Hi, kase,

First: please send questions like this to [email protected].
it's a public mailing list dedicated to MariaDB and how to use it better.
I am subscribed, so I'll see you mail there, and you may be sure I will,
because it won't be accidentally catched by my spam filter, or sorted out in
some obscure folder. Furthermore other subscribers will see your question and
could reply if I will be not available (e.g. I could be travelling).

Thank you.

On Jan 12, kase jojo wrote:
> Dear Sir
> 
> I hope you are doing well. I recently read your blog 
> https://mariadb.com/resources/blog/how-fast-is-mariadb-vector/ and was
> particularly impressed by the efficient index-building times demonstrated
> in your tests. However, when I attempted similar experiments on MariaDB
> 11.7 RC, using the SIFT1M dataset and building an index with M=32, I
> noticed that the index creation process was much slower than expected.
> 
> In my case, I have been inserting data into the table gradually, and I
> wanted to inquire about the process you mentioned in your blog: "We
> build the index slowly as we insert the data row by row." Could you
> clarify how this process works? Specifically, I am curious to know if
> there are any steps or techniques you followed to ensure such
> efficient index construction, as it seems to differ from my
> experience.

To get faster inserts you need to use a smaller M. Try M=8, for example.
It will reduce the recall, and you'll need to increase ef_search to
compensate for that.

Look at it this way: MariaDB needs to do the work to get good recall. It
has to do it *somewhere*. But you can decide where to do it. MariaDB can
spend more time doing inserts, build a better index, and search in it
quickly. Or it can insert faster, the index will be of worse quality,
and it'll need to spend more time searching in it.

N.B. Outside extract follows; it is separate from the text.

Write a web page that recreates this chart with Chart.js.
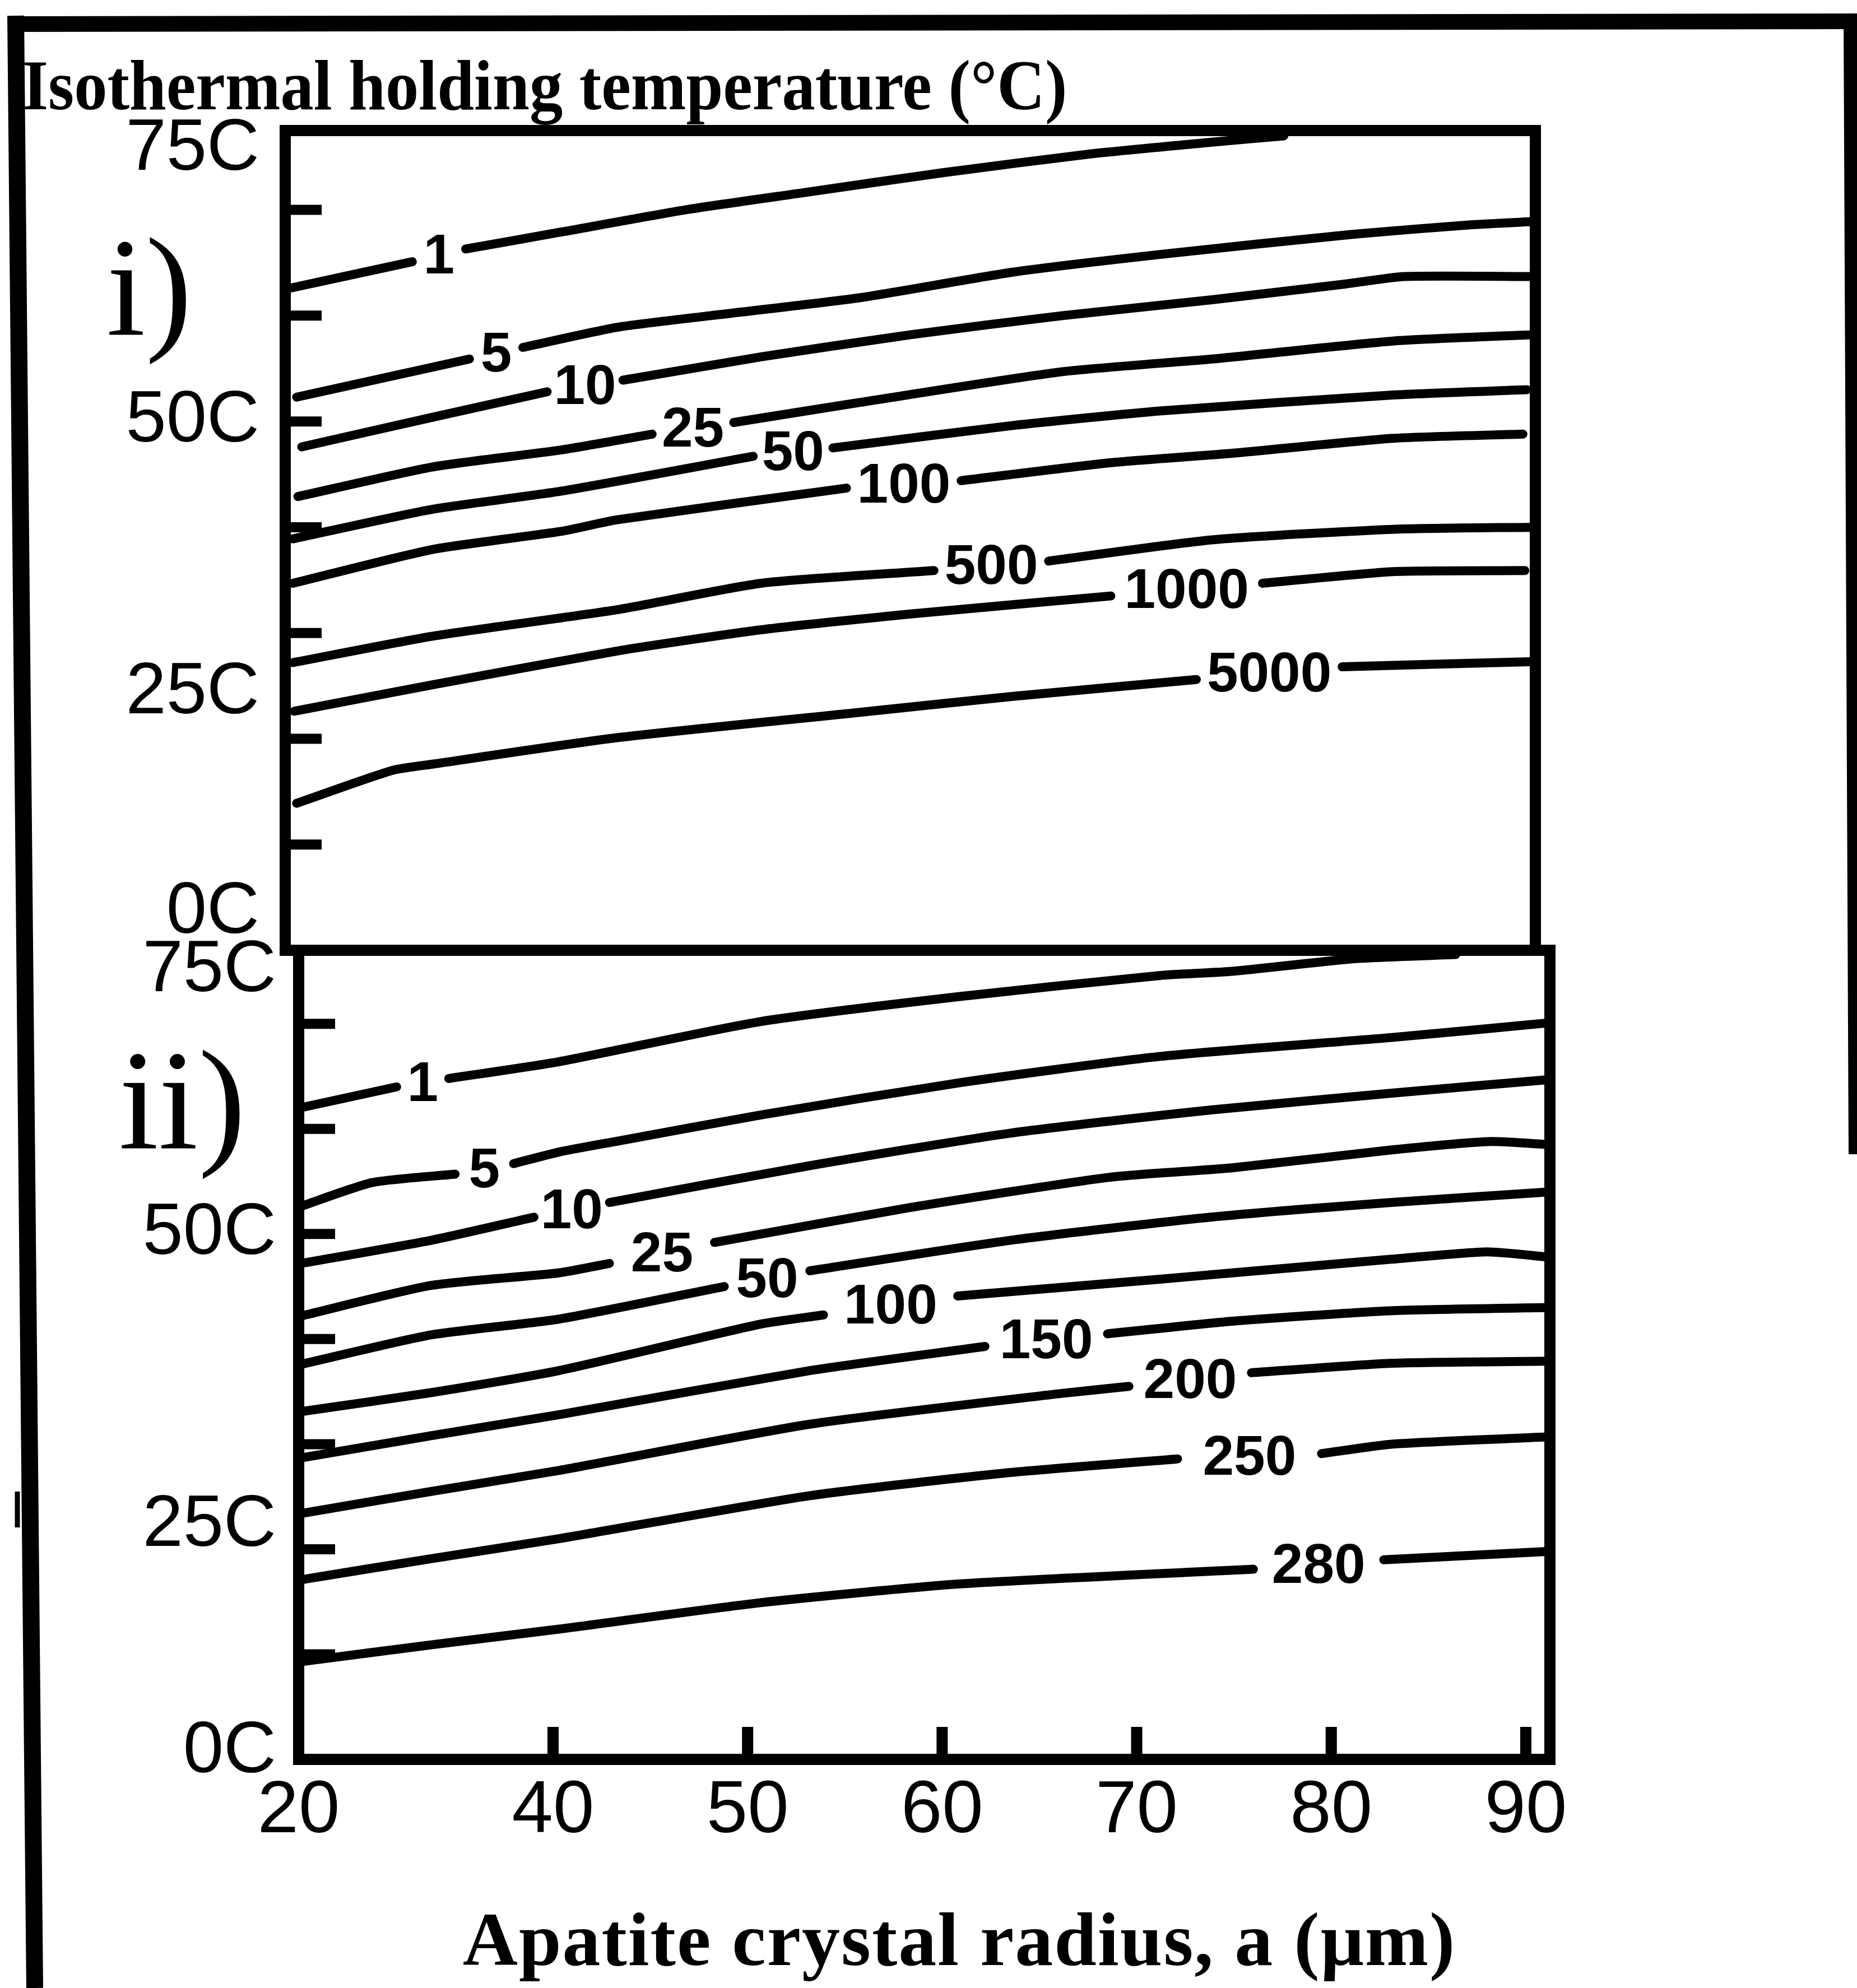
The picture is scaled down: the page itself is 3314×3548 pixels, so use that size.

It's a trade-off and you decide what is more important for your
application.

See 
https://github.com/vuvova/ann-benchmarks/blob/dev/ann_benchmarks/algorithms/mariadb/config.yml
For faster inserts you can use M=8 and ef_search=800.

Of course, always make sure that the mhnsw_max_cache_size is big enough
to hold your entire data set. SIFT1M is rather small, 300M should likely
be enough. I'd use at least mhnsw_max_cache_size=1G to be safe, it's an
upper limit, MariaDB won't use more memory than necessary anyway.

Regards,
Sergei
Chief Architect, MariaDB Server
and [email protected]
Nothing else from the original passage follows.